*INFORMATION SHOWN*.

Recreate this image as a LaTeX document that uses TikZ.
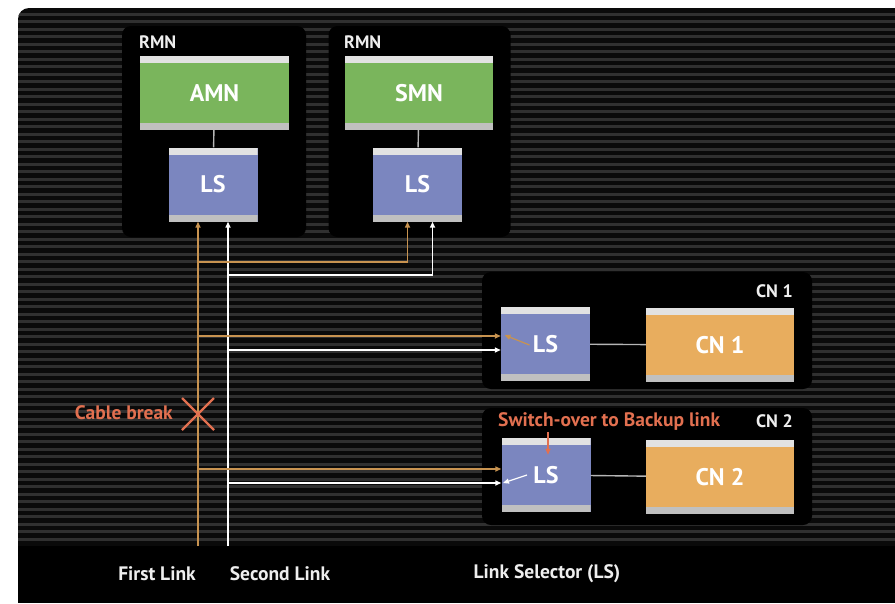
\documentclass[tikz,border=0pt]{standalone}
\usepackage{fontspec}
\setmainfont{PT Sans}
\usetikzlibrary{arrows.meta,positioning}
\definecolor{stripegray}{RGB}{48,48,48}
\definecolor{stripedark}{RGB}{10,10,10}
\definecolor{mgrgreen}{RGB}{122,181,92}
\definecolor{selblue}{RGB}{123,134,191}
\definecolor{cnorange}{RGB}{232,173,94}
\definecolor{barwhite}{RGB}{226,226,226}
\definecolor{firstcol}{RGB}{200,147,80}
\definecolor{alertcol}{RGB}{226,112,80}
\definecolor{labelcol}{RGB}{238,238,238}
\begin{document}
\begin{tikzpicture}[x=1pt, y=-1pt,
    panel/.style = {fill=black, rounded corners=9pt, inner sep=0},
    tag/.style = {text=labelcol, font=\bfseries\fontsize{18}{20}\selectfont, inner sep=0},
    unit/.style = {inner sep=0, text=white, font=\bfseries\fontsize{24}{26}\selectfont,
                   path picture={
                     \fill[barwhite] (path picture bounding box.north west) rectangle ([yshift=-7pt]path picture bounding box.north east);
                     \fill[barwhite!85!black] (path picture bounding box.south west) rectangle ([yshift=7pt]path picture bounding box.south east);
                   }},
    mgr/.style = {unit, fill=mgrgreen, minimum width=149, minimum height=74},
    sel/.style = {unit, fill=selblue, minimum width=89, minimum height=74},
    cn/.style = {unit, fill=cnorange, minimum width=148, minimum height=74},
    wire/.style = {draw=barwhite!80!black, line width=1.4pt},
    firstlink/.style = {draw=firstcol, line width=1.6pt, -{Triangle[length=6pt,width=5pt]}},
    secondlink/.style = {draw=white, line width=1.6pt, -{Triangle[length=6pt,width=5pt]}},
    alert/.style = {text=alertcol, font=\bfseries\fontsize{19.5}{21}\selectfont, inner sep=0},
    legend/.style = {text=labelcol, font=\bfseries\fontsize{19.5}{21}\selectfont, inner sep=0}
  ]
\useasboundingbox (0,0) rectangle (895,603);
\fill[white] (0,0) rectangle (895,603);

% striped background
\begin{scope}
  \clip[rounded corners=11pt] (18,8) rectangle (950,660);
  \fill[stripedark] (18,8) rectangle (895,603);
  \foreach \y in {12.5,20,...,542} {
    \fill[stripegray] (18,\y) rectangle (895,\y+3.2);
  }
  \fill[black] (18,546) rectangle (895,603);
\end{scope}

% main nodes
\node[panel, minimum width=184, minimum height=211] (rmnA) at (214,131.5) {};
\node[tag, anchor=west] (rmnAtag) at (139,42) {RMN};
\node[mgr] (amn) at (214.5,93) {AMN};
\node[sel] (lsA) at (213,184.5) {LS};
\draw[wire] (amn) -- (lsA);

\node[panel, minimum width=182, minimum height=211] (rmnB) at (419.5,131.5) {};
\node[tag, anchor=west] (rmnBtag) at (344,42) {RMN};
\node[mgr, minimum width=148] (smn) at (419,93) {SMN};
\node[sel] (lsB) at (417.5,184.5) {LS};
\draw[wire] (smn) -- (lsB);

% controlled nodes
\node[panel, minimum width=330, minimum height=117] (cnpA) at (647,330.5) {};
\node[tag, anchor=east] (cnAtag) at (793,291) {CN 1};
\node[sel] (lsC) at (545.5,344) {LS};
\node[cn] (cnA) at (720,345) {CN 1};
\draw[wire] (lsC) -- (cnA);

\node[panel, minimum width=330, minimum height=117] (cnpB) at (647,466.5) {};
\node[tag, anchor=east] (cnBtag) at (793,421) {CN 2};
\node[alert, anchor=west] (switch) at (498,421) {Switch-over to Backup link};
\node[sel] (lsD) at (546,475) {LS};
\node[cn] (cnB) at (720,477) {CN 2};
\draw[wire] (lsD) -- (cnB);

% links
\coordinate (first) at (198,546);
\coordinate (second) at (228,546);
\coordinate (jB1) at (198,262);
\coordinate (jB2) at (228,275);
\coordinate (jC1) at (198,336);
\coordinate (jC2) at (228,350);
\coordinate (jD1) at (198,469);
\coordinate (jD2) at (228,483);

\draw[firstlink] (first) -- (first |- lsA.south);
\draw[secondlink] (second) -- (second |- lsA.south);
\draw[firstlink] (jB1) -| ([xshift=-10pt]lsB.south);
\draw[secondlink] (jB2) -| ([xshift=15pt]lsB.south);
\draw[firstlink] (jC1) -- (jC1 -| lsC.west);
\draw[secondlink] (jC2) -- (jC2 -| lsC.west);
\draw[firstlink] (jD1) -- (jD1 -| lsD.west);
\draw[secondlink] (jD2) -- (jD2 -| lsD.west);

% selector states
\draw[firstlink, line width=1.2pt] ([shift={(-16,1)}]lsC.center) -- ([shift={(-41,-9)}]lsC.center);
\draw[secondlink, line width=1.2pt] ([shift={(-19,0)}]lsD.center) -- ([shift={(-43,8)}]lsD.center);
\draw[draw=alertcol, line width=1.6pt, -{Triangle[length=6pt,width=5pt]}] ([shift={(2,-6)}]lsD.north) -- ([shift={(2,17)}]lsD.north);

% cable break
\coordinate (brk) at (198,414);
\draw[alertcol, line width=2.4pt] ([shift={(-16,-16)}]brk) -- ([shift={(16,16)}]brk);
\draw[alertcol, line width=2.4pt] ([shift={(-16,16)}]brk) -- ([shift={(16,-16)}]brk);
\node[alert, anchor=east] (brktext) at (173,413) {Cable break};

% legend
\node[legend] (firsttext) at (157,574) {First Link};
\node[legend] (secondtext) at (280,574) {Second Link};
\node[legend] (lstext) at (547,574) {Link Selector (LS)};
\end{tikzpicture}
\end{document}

*BRIEF*. Give back the whole listing as it stands, minus its pictures.

*WRITTEN SOLUTION*.
Recreate this image as a LaTeX document that uses TikZ.
\documentclass[tikz,border=0pt]{standalone}
\usepackage{fontspec}
\setmainfont{PT Sans}
\usetikzlibrary{arrows.meta,positioning}
\definecolor{stripegray}{RGB}{48,48,48}
\definecolor{stripedark}{RGB}{10,10,10}
\definecolor{mgrgreen}{RGB}{122,181,92}
\definecolor{selblue}{RGB}{123,134,191}
\definecolor{cnorange}{RGB}{232,173,94}
\definecolor{barwhite}{RGB}{226,226,226}
\definecolor{firstcol}{RGB}{200,147,80}
\definecolor{alertcol}{RGB}{226,112,80}
\definecolor{labelcol}{RGB}{238,238,238}
\begin{document}
\begin{tikzpicture}[x=1pt, y=-1pt,
    panel/.style = {fill=black, rounded corners=9pt, inner sep=0},
    tag/.style = {text=labelcol, font=\bfseries\fontsize{18}{20}\selectfont, inner sep=0},
    unit/.style = {inner sep=0, text=white, font=\bfseries\fontsize{24}{26}\selectfont,
                   path picture={
                     \fill[barwhite] (path picture bounding box.north west) rectangle ([yshift=-7pt]path picture bounding box.north east);
                     \fill[barwhite!85!black] (path picture bounding box.south west) rectangle ([yshift=7pt]path picture bounding box.south east);
                   }},
    mgr/.style = {unit, fill=mgrgreen, minimum width=149, minimum height=74},
    sel/.style = {unit, fill=selblue, minimum width=89, minimum height=74},
    cn/.style = {unit, fill=cnorange, minimum width=148, minimum height=74},
    wire/.style = {draw=barwhite!80!black, line width=1.4pt},
    firstlink/.style = {draw=firstcol, line width=1.6pt, -{Triangle[length=6pt,width=5pt]}},
    secondlink/.style = {draw=white, line width=1.6pt, -{Triangle[length=6pt,width=5pt]}},
    alert/.style = {text=alertcol, font=\bfseries\fontsize{19.5}{21}\selectfont, inner sep=0},
    legend/.style = {text=labelcol, font=\bfseries\fontsize{19.5}{21}\selectfont, inner sep=0}
  ]
\useasboundingbox (0,0) rectangle (895,603);
\fill[white] (0,0) rectangle (895,603);

% striped background
\begin{scope}
  \clip[rounded corners=11pt] (18,8) rectangle (950,660);
  \fill[stripedark] (18,8) rectangle (895,603);
  \foreach \y in {12.5,20,...,542} {
    \fill[stripegray] (18,\y) rectangle (895,\y+3.2);
  }
  \fill[black] (18,546) rectangle (895,603);
\end{scope}

% main nodes
\node[panel, minimum width=184, minimum height=211] (rmnA) at (214,131.5) {};
\node[tag, anchor=west] (rmnAtag) at (139,42) {RMN};
\node[mgr] (amn) at (214.5,93) {AMN};
\node[sel] (lsA) at (213,184.5) {LS};
\draw[wire] (amn) -- (lsA);

\node[panel, minimum width=182, minimum height=211] (rmnB) at (419.5,131.5) {};
\node[tag, anchor=west] (rmnBtag) at (344,42) {RMN};
\node[mgr, minimum width=148] (smn) at (419,93) {SMN};
\node[sel] (lsB) at (417.5,184.5) {LS};
\draw[wire] (smn) -- (lsB);

% controlled nodes
\node[panel, minimum width=330, minimum height=117] (cnpA) at (647,330.5) {};
\node[tag, anchor=east] (cnAtag) at (793,291) {CN 1};
\node[sel] (lsC) at (545.5,344) {LS};
\node[cn] (cnA) at (720,345) {CN 1};
\draw[wire] (lsC) -- (cnA);

\node[panel, minimum width=330, minimum height=117] (cnpB) at (647,466.5) {};
\node[tag, anchor=east] (cnBtag) at (793,421) {CN 2};
\node[alert, anchor=west] (switch) at (498,421) {Switch-over to Backup link};
\node[sel] (lsD) at (546,475) {LS};
\node[cn] (cnB) at (720,477) {CN 2};
\draw[wire] (lsD) -- (cnB);

% links
\coordinate (first) at (198,546);
\coordinate (second) at (228,546);
\coordinate (jB1) at (198,262);
\coordinate (jB2) at (228,275);
\coordinate (jC1) at (198,336);
\coordinate (jC2) at (228,350);
\coordinate (jD1) at (198,469);
\coordinate (jD2) at (228,483);

\draw[firstlink] (first) -- (first |- lsA.south);
\draw[secondlink] (second) -- (second |- lsA.south);
\draw[firstlink] (jB1) -| ([xshift=-10pt]lsB.south);
\draw[secondlink] (jB2) -| ([xshift=15pt]lsB.south);
\draw[firstlink] (jC1) -- (jC1 -| lsC.west);
\draw[secondlink] (jC2) -- (jC2 -| lsC.west);
\draw[firstlink] (jD1) -- (jD1 -| lsD.west);
\draw[secondlink] (jD2) -- (jD2 -| lsD.west);

% selector states
\draw[firstlink, line width=1.2pt] ([shift={(-16,1)}]lsC.center) -- ([shift={(-41,-9)}]lsC.center);
\draw[secondlink, line width=1.2pt] ([shift={(-19,0)}]lsD.center) -- ([shift={(-43,8)}]lsD.center);
\draw[draw=alertcol, line width=1.6pt, -{Triangle[length=6pt,width=5pt]}] ([shift={(2,-6)}]lsD.north) -- ([shift={(2,17)}]lsD.north);

% cable break
\coordinate (brk) at (198,414);
\draw[alertcol, line width=2.4pt] ([shift={(-16,-16)}]brk) -- ([shift={(16,16)}]brk);
\draw[alertcol, line width=2.4pt] ([shift={(-16,16)}]brk) -- ([shift={(16,-16)}]brk);
\node[alert, anchor=east] (brktext) at (173,413) {Cable break};

% legend
\node[legend] (firsttext) at (157,574) {First Link};
\node[legend] (secondtext) at (280,574) {Second Link};
\node[legend] (lstext) at (547,574) {Link Selector (LS)};
\end{tikzpicture}
\end{document}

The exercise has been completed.